J'ai rencontré le Maestro Muti à la fin du mois de mai chez lui à Ravenne : après le long entretien, nous nous sommes rendus dans l'après-midi dans un charmant petit théâtre à quelques kilomètres, pour les répétitions de l'Orchestre Cherubini. Il s'agit du Teatro Socjale, inauguré il y a exactement 100 ans et construit à la demande de la coopérative locale des ouvriers agricoles. Muti qui, pendant le Festival de Ravenne, a inauguré un autre minuscule théâtre, celui de Marradi, entre l'Émilie et la Toscane, plaisante : J'avais l'habitude de diriger au Musikverein, maintenant je dirige au Piangipane ! Puis, plus sérieusement, il insiste sur l'importance de revitaliser les nombreux joyaux patrimoniaux disséminés dans toute l'Italie, en confiant leur gestion aux jeunes. Le 28 juillet, le Maestro a eu 80 ans, l'occasion de me remémorer sa longue carrière à la lumière du coffret Warner qui rassemble tous ses enregistrements symphoniques ex-EMI.

Comme cela s'est souvent produit lors de nos rencontres ces dernières années, la conversation commence très naturellement lorsque le maestro voit les couvertures des derniers numéros de notre magazine Musica : cette fois, son regard s'est posé sur Andrei Gavrilov, le protagoniste de plusieurs enregistrements du coffret Warner : les Concertos n°2, n°3 et la Rhapsodie sur un thème de Paganini de Rachmaninov et le Concerto n°1 de Tchaïkovski.
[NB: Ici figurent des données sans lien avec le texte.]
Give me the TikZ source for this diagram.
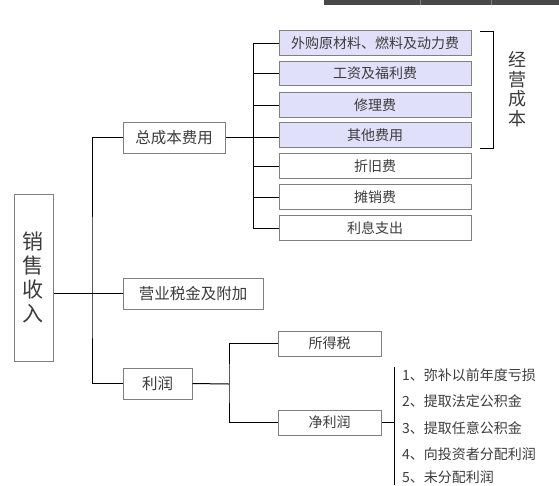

C'est précisément en évoquant ce dernier enregistrement que Muti commence à parler du pianiste russe : Il est entré dans le studio, les musiciens du London Philharmonic étaient déjà sur scène, et il a immédiatement dit : Faisons un vrai Tchaïkovski, à la russe. Tout le monde était abasourdi, mais une fois qu'il s'est assis au clavier, on a immédiatement réalisé quel musicien il était ! Discutable, peut-être, mais techniquement splendide. Et des années plus tard, à Philadelphie pour nos enregistrements Rachmaninov, pour donner le “la” à l'orchestre, il a donné un énorme coup sur la touche du piano, si bien que j'ai dû descendre du podium, jouer la même note doucement et leur dire : C’est ceci que la soliste a voulu.

Toscanini :  la légende et le paradoxe (I)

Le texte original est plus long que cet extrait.